The amount of salaries paid to the staff is 28 million drams per year. This is half of the state’s allocated financing.

The other half is spent on the shelter’s 100 residents.

However, due to the changes in the state budget transfer procedures from a subsidy to a grant this year, so far (as of March 5) no transfer from the state budget has been made to cover 2019 expenses.

Shelter staff haven’t received wages for the past two months, and their bank accounts have been frozen as a result.

Our official visit ended in the administrative office, where we were invited to see some statistics. It was hot in the office. There was heating. "It’s an electric heater," staff members said.

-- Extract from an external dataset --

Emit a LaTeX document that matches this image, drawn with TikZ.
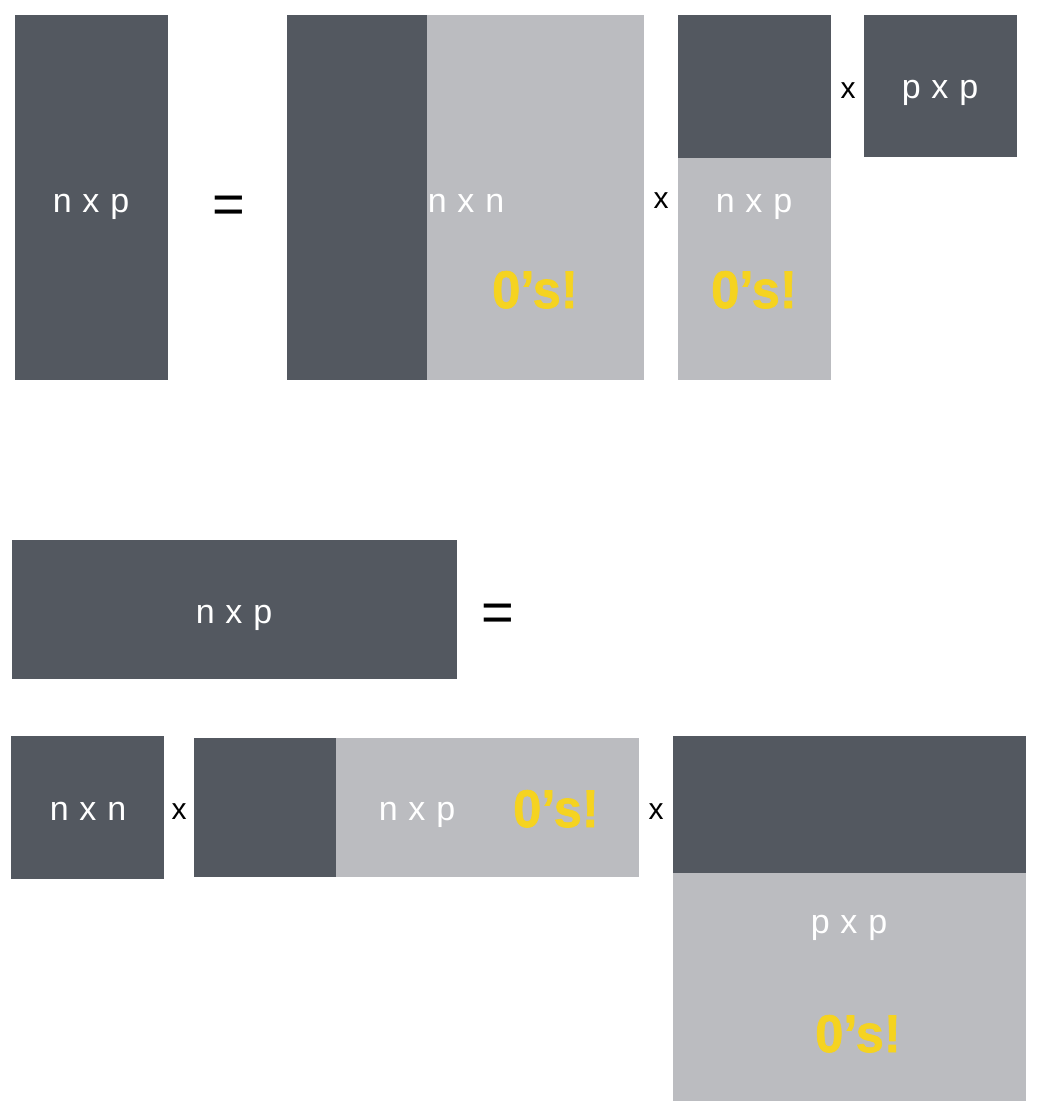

A Financial Audit Uncovers Violations

We wrote the Ministry of Labor and Social Affairs, asking whether it has ever inspected the shelter.

Ministry Press Officer Sona Martirosyan replied that while they haven’t conducted inspections at the shelter, they have audited the books  of the Hans Christian Cofield Charity Foundation in 2014, 2016, and 2018. The results of the2018 haven’t been finalized.

Details of the  2016 audit results show that the shelter failed to:

  • Ensure the limit of double applications - not more than 20% of the total number of residents
  • The return of at least 10% of residents to their families
  • Engaging at least 20% of the total number of residents in vocational training courses

In addition to these violations, the shelter failed to implement a requirement of a 2004 ministry order stating that each resident should be provided with a separate bed, a small shelf, and that each bedroom have a wardrobe (one for each of the four persons in the room).

The audit found that the bedrooms were not equipped with small shelves and wardrobes.

Washing machine capacity was lacking, and  the number of toilets and showers failed to meet regulatory standards.

The foundation lacked required internal disciplinary or coordination rules, approved by the director of the fund.

A number of other points have also been violated, such as  proper document filling, the admitting and discharging of residents, required medical examinations , and quarantining residents when needed.

The staff list approved by the fund’s director hadn’t been approved by the ministry.

The process of buying the food directly from retail shops was assessed as risky, and it was   noted that the foundation lacked a food distribution procedure. In this regard, Shavarsh Khachatryan was tasked with drafting a procurement and food distribution procedure approved by the ministry.

Our visits to the shelter show that most of these violations have not yet been eliminated.

Moreover, by examining the model of the Kofoed School in Denmark and its social network publications, we can conclude that the Vardashen shelter has practically no connection at all to the Danish-Armenian Hans Christian Kofoed Charitable Foundation, which has failed to implement the Danish model and the principles of self-help, social security and employment.

The shelter seems intent on “holding” people within its walls to fill some imaginary quota justifying its existence and continuing state financing. Meanwhile, dozens of homeless people remain on the streets.

P.S. The Electric Networks of Armenia (ENA) has threatened to cut power to the shelter given it owes 800,000 drams in unpaid utility bills. Shelter management and the ministry are trying to hammer out a deal whereby the ENA delays the cut-off until the funding issue is resolved.